**WHAT TO PRODUCE**
Transcribe every line exactly and omit anything that is a picture.

--- Begin COLLECTED MATERIAL ---

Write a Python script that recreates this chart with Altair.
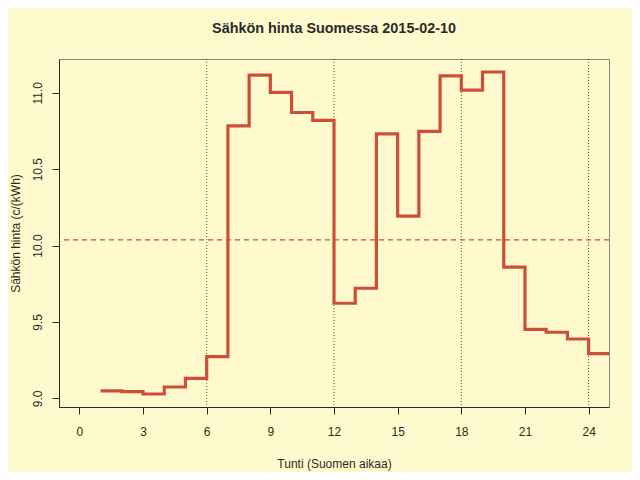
import altair as alt
import pandas as pd

# hourly prices (c/kWh), hour 1..24, step drawn to hour 25
hours = list(range(1, 26))
price = [9.049, 9.044, 9.029, 9.075, 9.131, 9.273, 10.784, 11.116, 11.003, 10.871,
         10.819, 9.623, 9.721, 10.731, 10.193, 10.747, 11.111, 11.018, 11.136, 9.859,
         9.452, 9.433, 9.389, 9.293]
price_steps = price + [price[-1]]
guide_hours = [6, 12, 18, 24]
x_ticks = [0, 3, 6, 9, 12, 15, 18, 21, 24]
y_ticks = [9.0, 9.5, 10.0, 10.5, 11.0]
mean_price = sum(price) / len(price)

RED = "#CD4F39"
INK = "#2a2a2a"
FONT = "Liberation Sans"

df = pd.DataFrame({"hour": hours, "price": price_steps})
df_guides = pd.DataFrame({"hour": guide_hours})
df_mean = pd.DataFrame({"mean": [mean_price]})

xscale = alt.Scale(domain=[-0.96, 24.96], nice=False, zero=False)
yscale = alt.Scale(domain=[8.944, 11.221], nice=False, zero=False)

xaxis = alt.Axis(values=x_ticks, title="Tunti (Suomen aikaa)", grid=False,
                 tickSize=7, labelPadding=21, labelBaseline="alphabetic",
                 labelFontSize=12, titleFontSize=12, titleFontWeight="normal",
                 titleY=60, titleBaseline="alphabetic",
                 domainColor=INK, tickColor=INK, labelColor=INK, titleColor=INK,
                 labelFont=FONT, titleFont=FONT, labelFlush=False)
yaxis = alt.Axis(values=y_ticks, format=".1f", title="Sähkön hinta (c/(kWh)", grid=False,
                 tickSize=7, labelAngle=270, labelAlign="center", labelBaseline="bottom",
                 labelPadding=8, labelFontSize=12, titleFontSize=12, titleFontWeight="normal",
                 titleX=-37,
                 domainColor=INK, tickColor=INK, labelColor=INK, titleColor=INK,
                 labelFont=FONT, titleFont=FONT, labelFlush=False)

guides = alt.Chart(df_guides).mark_rule(color="#555555", strokeWidth=1, strokeDash=[1, 2]).encode(
    x=alt.X("hour:Q", scale=xscale, axis=xaxis)
)

mean_line = alt.Chart(df_mean).mark_rule(color=RED, strokeWidth=1.4, strokeDash=[5, 4]).encode(
    y=alt.Y("mean:Q", scale=yscale, axis=yaxis)
)

step = alt.Chart(df).mark_line(interpolate="step-after", color=RED, strokeWidth=3.2, clip=True).encode(
    x=alt.X("hour:Q", scale=xscale, axis=xaxis),
    y=alt.Y("price:Q", scale=yscale, axis=yaxis),
)

chart = alt.layer(guides, mean_line, step).properties(
    width=550,
    height=348,
    title=alt.TitleParams("Sähkön hinta Suomessa 2015-02-10", font=FONT, fontSize=14.4,
                          fontWeight="bold", color=INK, anchor="middle", offset=11,
                          baseline="alphabetic"),
    autosize=alt.AutoSizeParams(type="none"),
    padding={"left": 51, "top": 51, "right": 23, "bottom": 65},
).configure(background="#FFFACD").configure_view(stroke="#888888", strokeWidth=1, fill="#FFFACD")

chart.save("out.html", embed_options={"renderer": "svg", "actions": False})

--- End COLLECTED MATERIAL ---

**RESULT FOR THIS EXERCISE**
Write a Python script that recreates this chart with Altair.
import altair as alt
import pandas as pd

# hourly prices (c/kWh), hour 1..24, step drawn to hour 25
hours = list(range(1, 26))
price = [9.049, 9.044, 9.029, 9.075, 9.131, 9.273, 10.784, 11.116, 11.003, 10.871,
         10.819, 9.623, 9.721, 10.731, 10.193, 10.747, 11.111, 11.018, 11.136, 9.859,
         9.452, 9.433, 9.389, 9.293]
price_steps = price + [price[-1]]
guide_hours = [6, 12, 18, 24]
x_ticks = [0, 3, 6, 9, 12, 15, 18, 21, 24]
y_ticks = [9.0, 9.5, 10.0, 10.5, 11.0]
mean_price = sum(price) / len(price)

RED = "#CD4F39"
INK = "#2a2a2a"
FONT = "Liberation Sans"

df = pd.DataFrame({"hour": hours, "price": price_steps})
df_guides = pd.DataFrame({"hour": guide_hours})
df_mean = pd.DataFrame({"mean": [mean_price]})

xscale = alt.Scale(domain=[-0.96, 24.96], nice=False, zero=False)
yscale = alt.Scale(domain=[8.944, 11.221], nice=False, zero=False)

xaxis = alt.Axis(values=x_ticks, title="Tunti (Suomen aikaa)", grid=False,
                 tickSize=7, labelPadding=21, labelBaseline="alphabetic",
                 labelFontSize=12, titleFontSize=12, titleFontWeight="normal",
                 titleY=60, titleBaseline="alphabetic",
                 domainColor=INK, tickColor=INK, labelColor=INK, titleColor=INK,
                 labelFont=FONT, titleFont=FONT, labelFlush=False)
yaxis = alt.Axis(values=y_ticks, format=".1f", title="Sähkön hinta (c/(kWh)", grid=False,
                 tickSize=7, labelAngle=270, labelAlign="center", labelBaseline="bottom",
                 labelPadding=8, labelFontSize=12, titleFontSize=12, titleFontWeight="normal",
                 titleX=-37,
                 domainColor=INK, tickColor=INK, labelColor=INK, titleColor=INK,
                 labelFont=FONT, titleFont=FONT, labelFlush=False)

guides = alt.Chart(df_guides).mark_rule(color="#555555", strokeWidth=1, strokeDash=[1, 2]).encode(
    x=alt.X("hour:Q", scale=xscale, axis=xaxis)
)

mean_line = alt.Chart(df_mean).mark_rule(color=RED, strokeWidth=1.4, strokeDash=[5, 4]).encode(
    y=alt.Y("mean:Q", scale=yscale, axis=yaxis)
)

step = alt.Chart(df).mark_line(interpolate="step-after", color=RED, strokeWidth=3.2, clip=True).encode(
    x=alt.X("hour:Q", scale=xscale, axis=xaxis),
    y=alt.Y("price:Q", scale=yscale, axis=yaxis),
)

chart = alt.layer(guides, mean_line, step).properties(
    width=550,
    height=348,
    title=alt.TitleParams("Sähkön hinta Suomessa 2015-02-10", font=FONT, fontSize=14.4,
                          fontWeight="bold", color=INK, anchor="middle", offset=11,
                          baseline="alphabetic"),
    autosize=alt.AutoSizeParams(type="none"),
    padding={"left": 51, "top": 51, "right": 23, "bottom": 65},
).configure(background="#FFFACD").configure_view(stroke="#888888", strokeWidth=1, fill="#FFFACD")

chart.save("out.html", embed_options={"renderer": "svg", "actions": False})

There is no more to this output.